Personal information
- Full name: Wynyard Battye
- Born: 9 January 1838 Berhampur, Madras Presidency, British India (now in Odisha)
- Died: 10 February 1882 (aged 44) Weybridge, Surrey, England
- Batting: Unknown

Domestic team information
- 1859: Marylebone Cricket Club

Career statistics
| Competition | First-class |
| Matches | 1 |
| Runs scored | 2 |
| Batting average | 2.00 |
| 100s/50s | –/– |
| Top score | 2 |
| Catches/stumpings | –/– |
- Source: Cricinfo, 23 September 2021

= Wynyard Battye =

English cricketer and British Army officer

Wynyard Battye (9 January 1838 – 10 February 1882) was an English first-class cricketer and British Indian Army officer.

The son of George Wynyard Battye-Cumming and Marion Martha Money, he was born in January 1838 at Berhampur in British India. Through his mother's side, it is a possibility that he was the illegitimate grandson of Princess Elizabeth of the United Kingdom, making George III his great-grandfather.
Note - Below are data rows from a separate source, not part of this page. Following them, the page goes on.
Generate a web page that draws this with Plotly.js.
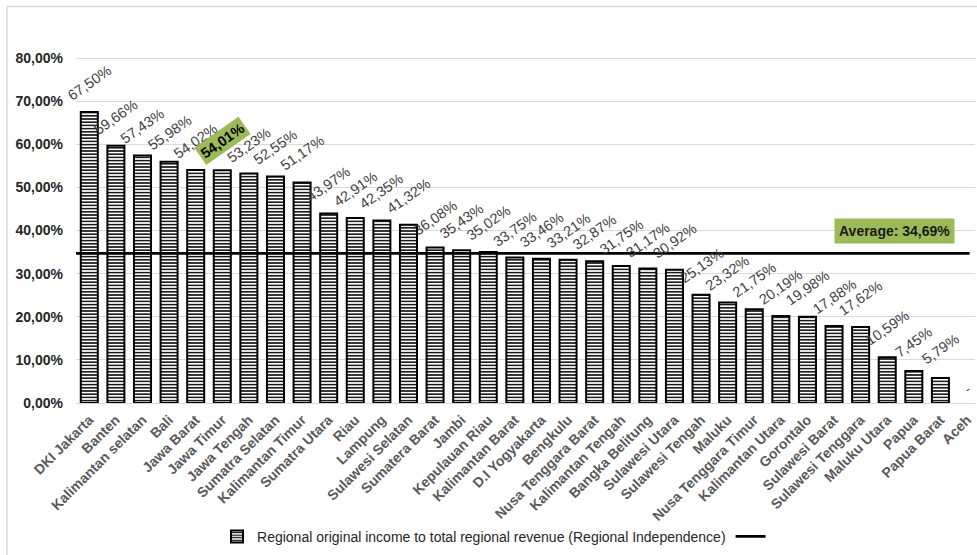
<!DOCTYPE html>
<html>
<head>
<meta charset="utf-8">
<script src="https://cdn.plot.ly/plotly-3.0.1.min.js"></script>
<style>html,body{margin:0;padding:0;background:#fff;}#chart{width:977px;height:555px;}</style>
</head>
<body>
<div id="chart"></div>
<script>
const provinces = ["DKI Jakarta","Banten","Kalimantan selatan","Bali","Jawa Barat","Jawa Timur","Jawa Tengah","Sumatra Selatan","Kalimantan Timur","Sumatra Utara","Riau","Lampung","Sulawesi Selatan","Sumatera Barat","Jambi","Kepulauan Riau","Kalimantan Barat","D.I Yogyakarta","Bengkulu","Nusa Tenggara Barat","Kalimantan Tengah","Bangka Belitung","Sulawesi Utara","Sulawesi Tengah","Maluku","Nusa Tenggara Timur","Kalimantan Utara","Gorontalo","Sulawesi Barat","Sulawesi Tenggara","Maluku Utara","Papua","Papua Barat","Aceh"];
const independence = [0.6750,0.5966,0.5743,0.5598,0.5402,0.5401,0.5323,0.5255,0.5117,0.4397,0.4291,0.4235,0.4132,0.3608,0.3543,0.3502,0.3375,0.3346,0.3321,0.3287,0.3175,0.3117,0.3092,0.2513,0.2332,0.2175,0.2019,0.1998,0.1788,0.1762,0.1059,0.0745,0.0579,null];
const averageValue = 0.3469;
const yTickVals = [0,0.1,0.2,0.3,0.4,0.5,0.6,0.7,0.8];
const yTickText = ["0,00%","10,00%","20,00%","30,00%","40,00%","50,00%","60,00%","70,00%","80,00%"];
const highlighted = "Jawa Timur";
const seriesName = "Regional original income to total regional revenue (Regional Independence)";

function fmt(v){ return (v*100).toFixed(2).replace('.', ',') + '%'; }
const FONT = 'Arial, Liberation Sans, sans-serif';

const barTrace = {
  type: 'bar', x: provinces, y: independence, name: seriesName,
  width: 0.64,
  marker: {color: '#ffffff', line: {color: '#000000', width: 2},
    pattern: {shape: '-', fgcolor: '#000000', bgcolor: '#ffffff', size: 3.2, solidity: 0.45}},
  hoverinfo: 'x+y'
};
const avgTrace = {
  type: 'scatter', mode: 'lines', x: [0, 0.994], y: [averageValue, averageValue],
  xaxis: 'x2', name: ' ', line: {color: '#000000', width: 2.8}, hoverinfo: 'skip'
};

const annotations = [];
provinces.forEach((p, i) => {
  const v = independence[i];
  if (v === null) {
    annotations.push({x: p, y: 0, text: '-', showarrow: false, yshift: 14, textangle: -35,
      font: {family: FONT, size: 14, color: '#404040'}});
    return;
  }
  const hl = p === highlighted;
  annotations.push({
    x: p, y: v, text: hl ? '<b>' + fmt(v) + '</b>' : fmt(v), showarrow: false,
    yshift: 29, textangle: -35,
    bgcolor: hl ? '#9BBB59' : 'rgba(0,0,0,0)', borderpad: hl ? 2 : 0,
    font: {family: FONT, size: 14.5, color: hl ? '#000000' : '#404040'}
  });
});
annotations.push({
  xref: 'paper', yref: 'y', x: 0.911, xanchor: 'center', y: averageValue, yshift: 22, showarrow: false,
  text: '<b>Average: ' + fmt(averageValue) + '</b>', bgcolor: '#9BBB59', borderpad: 4,
  font: {family: FONT, size: 14, color: '#1a1a1a'}
});

const layout = {
  width: 977, height: 555,
  margin: {l: 76, r: 2, t: 15, b: 150},
  paper_bgcolor: '#ffffff', plot_bgcolor: '#ffffff',
  showlegend: true,
  legend: {orientation: 'h', x: 0.47, xanchor: 'center', y: -0.345, yanchor: 'middle',
    font: {family: FONT, size: 14, color: '#262626'},
    itemwidth: 30, tracegroupgap: 0},
  xaxis: {type: 'category', range: [-0.5, 33.3], tickangle: -45, showgrid: false, zeroline: false,
    showline: false, ticks: '', automargin: false, ticklabelstandoff: 5,
    tickfont: {family: FONT, size: 14, color: '#595959', weight: 'bold'}},
  xaxis2: {overlaying: 'x', range: [0, 1], visible: false, fixedrange: true},
  yaxis: {range: [0, 0.9], tickvals: yTickVals, ticktext: yTickText,
    showgrid: true, gridcolor: '#d9d9d9', gridwidth: 1, zeroline: true, zerolinecolor: '#d9d9d9',
    showline: false, ticks: '', automargin: false, ticklabelstandoff: 12,
    tickfont: {family: FONT, size: 14, color: '#262626', weight: 'bold'}},
  annotations: annotations,
  shapes: [
    {type: 'line', xref: 'paper', yref: 'paper', x0: -0.0768, x1: 1.01, y0: 1.0218, y1: 1.0218,
      line: {color: '#d9d9d9', width: 1.5}},
    {type: 'line', xref: 'paper', yref: 'paper', x0: -0.0768, x1: -0.0768, y0: 1.0218, y1: -0.4,
      line: {color: '#d9d9d9', width: 1.5}}
  ]
};

Plotly.newPlot('chart', [barTrace, avgTrace], layout, {displayModeBar: false, staticPlot: true});
</script>
</body>
</html>
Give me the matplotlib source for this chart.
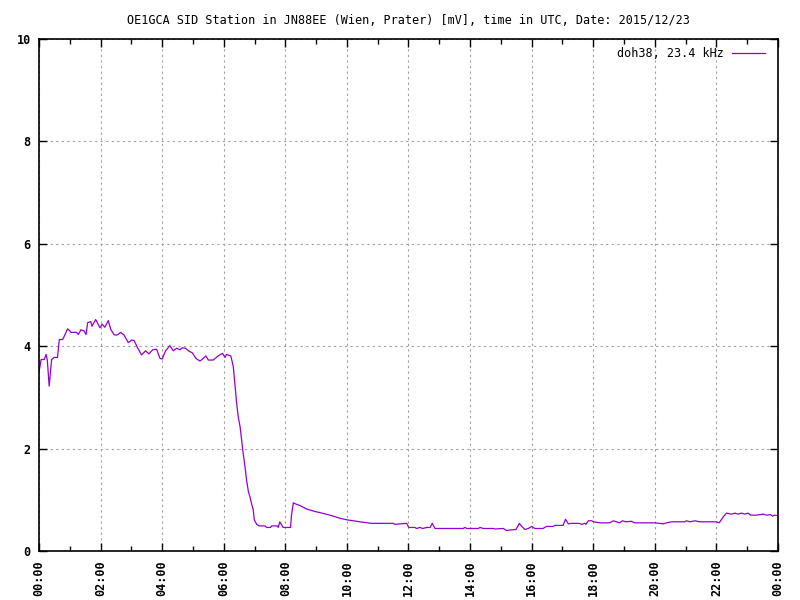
import matplotlib
matplotlib.use("Agg")
import matplotlib.pyplot as plt
from matplotlib.ticker import MultipleLocator

title = "OE1GCA SID Station in JN88EE (Wien, Prater) [mV], time in UTC, Date: 2015/12/23"
series_label = "doh38, 23.4 kHz"

hours = [0.00, 0.07, 0.17, 0.23, 0.27, 0.33, 0.38, 0.41, 0.49, 0.60, 0.66, 0.77, 0.93, 1.04,
         1.22, 1.28, 1.36, 1.46, 1.53, 1.58, 1.68, 1.72, 1.84, 1.98, 2.05, 2.14, 2.25, 2.33,
         2.44, 2.55, 2.65, 2.76, 2.90, 3.01, 3.09, 3.20, 3.33, 3.46, 3.57, 3.69, 3.82, 3.93,
         4.00, 4.11, 4.25, 4.36, 4.47, 4.58, 4.65, 4.76, 4.85, 4.98, 5.10, 5.23, 5.33, 5.42,
         5.50, 5.66, 5.82, 5.96, 6.04, 6.09, 6.23, 6.31, 6.36, 6.42, 6.47, 6.53, 6.58, 6.63,
         6.69, 6.74, 6.80, 6.85, 6.90, 6.96, 6.99, 7.07, 7.15, 7.34, 7.39, 7.52, 7.55, 7.74,
         7.77, 7.82, 7.88, 7.93, 8.17, 8.20, 8.26, 8.37, 8.47, 8.69, 8.91, 9.12, 9.45, 9.77,
         9.99, 10.42, 10.80, 11.50, 11.56, 11.94, 12.01, 12.21, 12.26, 12.37, 12.46, 12.59,
         12.70, 12.77, 12.86, 13.78, 13.83, 13.89, 14.27, 14.32, 14.43, 14.75, 14.81, 15.08,
         15.18, 15.29, 15.49, 15.60, 15.68, 15.78, 15.89, 16.00, 16.10, 16.37, 16.48, 16.70,
         16.75, 17.02, 17.10, 17.19, 17.30, 17.54, 17.62, 17.73, 17.76, 17.84, 17.95, 18.02,
         18.21, 18.54, 18.65, 18.76, 18.86, 18.95, 19.06, 19.24, 19.35, 19.73, 20.00, 20.16,
         20.27, 20.38, 20.54, 20.97, 21.03, 21.14, 21.30, 21.46, 22.00, 22.09, 22.16, 22.24,
         22.33, 22.49, 22.60, 22.70, 22.81, 22.92, 23.03, 23.11, 23.30, 23.52, 23.63, 23.76,
         23.82, 23.89, 24.00]
values = [3.50, 3.74, 3.74, 3.84, 3.73, 3.22, 3.54, 3.74, 3.78, 3.78, 4.13, 4.13, 4.34, 4.27,
          4.27, 4.23, 4.32, 4.30, 4.23, 4.46, 4.48, 4.39, 4.52, 4.36, 4.43, 4.37, 4.50, 4.33,
          4.22, 4.22, 4.27, 4.22, 4.07, 4.12, 4.11, 3.97, 3.83, 3.91, 3.85, 3.93, 3.94, 3.76,
          3.75, 3.91, 4.01, 3.91, 3.96, 3.93, 3.97, 3.96, 3.91, 3.87, 3.76, 3.71, 3.76, 3.81,
          3.73, 3.73, 3.81, 3.86, 3.78, 3.84, 3.81, 3.60, 3.28, 2.88, 2.62, 2.43, 2.17, 1.91,
          1.65, 1.39, 1.16, 1.06, 0.93, 0.80, 0.61, 0.52, 0.49, 0.49, 0.46, 0.46, 0.49, 0.49,
          0.46, 0.57, 0.51, 0.46, 0.46, 0.70, 0.94, 0.91, 0.89, 0.82, 0.78, 0.75, 0.70, 0.64,
          0.61, 0.57, 0.54, 0.54, 0.52, 0.54, 0.46, 0.46, 0.44, 0.46, 0.44, 0.46,
          0.46, 0.54, 0.44, 0.44, 0.46, 0.44, 0.44, 0.46, 0.44, 0.44, 0.43, 0.44,
          0.40, 0.41, 0.42, 0.54, 0.48, 0.42, 0.44, 0.48, 0.44, 0.44, 0.48, 0.48,
          0.50, 0.50, 0.62, 0.53, 0.54, 0.54, 0.52, 0.54, 0.52, 0.59, 0.59, 0.57,
          0.55, 0.55, 0.59, 0.57, 0.55, 0.59, 0.57, 0.58, 0.55, 0.55, 0.55, 0.54,
          0.53, 0.55, 0.57, 0.57, 0.59, 0.57, 0.59, 0.57, 0.57, 0.55, 0.61, 0.68,
          0.74, 0.72, 0.74, 0.72, 0.74, 0.72, 0.74, 0.70, 0.70, 0.72, 0.70, 0.71,
          0.68, 0.70, 0.69]

x_ticks = [0, 2, 4, 6, 8, 10, 12, 14, 16, 18, 20, 22, 24]
x_tick_labels = ["00:00", "02:00", "04:00", "06:00", "08:00", "10:00", "12:00",
                 "14:00", "16:00", "18:00", "20:00", "22:00", "00:00"]
y_ticks = [0, 2, 4, 6, 8, 10]

plt.rcParams['font.family'] = ['DejaVu Sans Mono']

fig = plt.figure(figsize=(8, 6), dpi=100)
ax = fig.add_axes([39/800, 49/600, (778-39)/800, (551-39)/600])

ax.plot(hours, values, color="#9400D3", lw=0.9, label=series_label)

ax.set_xlim(0, 24)
ax.set_ylim(0, 10)
ax.set_xticks(x_ticks)
ax.set_xticklabels(x_tick_labels, rotation=90, fontsize=8.5, fontweight='bold')
ax.xaxis.set_minor_locator(MultipleLocator(1))
ax.set_yticks(y_ticks)
ax.set_yticklabels([str(v) for v in y_ticks], fontsize=8.5, fontweight='bold')

ax.tick_params(which='both', direction='in', top=True, right=True, width=1)
ax.tick_params(which='major', length=6)
ax.tick_params(which='minor', length=3.5)
ax.tick_params(axis='x', pad=7)
ax.tick_params(axis='y', pad=6)

ax.grid(True, which='major', color='#a0a0a0', linestyle=(0, (2, 3)), lw=0.8)
for s in ax.spines.values():
    s.set_linewidth(1.2)

ax.set_title(title, fontsize=8.5, pad=11)

leg = ax.legend(loc='upper right', bbox_to_anchor=(0.9888, 0.9928), frameon=False,
                markerfirst=False, fontsize=8.5, handlelength=2.8, handletextpad=0.65,
                borderaxespad=0.0)

fig.savefig("out.png", dpi=100)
Battye served in the British Indian Army during the Indian Rebellion of 1857, holding a commission with the 65th Bengal Native Infantry.

Battye went to England following the suppression of the insurgency, where he played a first-class cricket match for the Marylebone Cricket Club (MCC) against Kent at Maidstone in June 1859. Batting twice in the match, he was dismissed for 2 runs in the MCC first innings by George Wigzell, while in their second innings he was dismissed without scoring by Edgar Willsher. Returning to British India, he was promoted to lieutenant in November 1864, before being promoted to captain in April 1866. He was promoted to major in April 1874 and served in the Second Anglo-Afghan War from 1878 to 1880. Battye died in England at Weybridge in February 1882.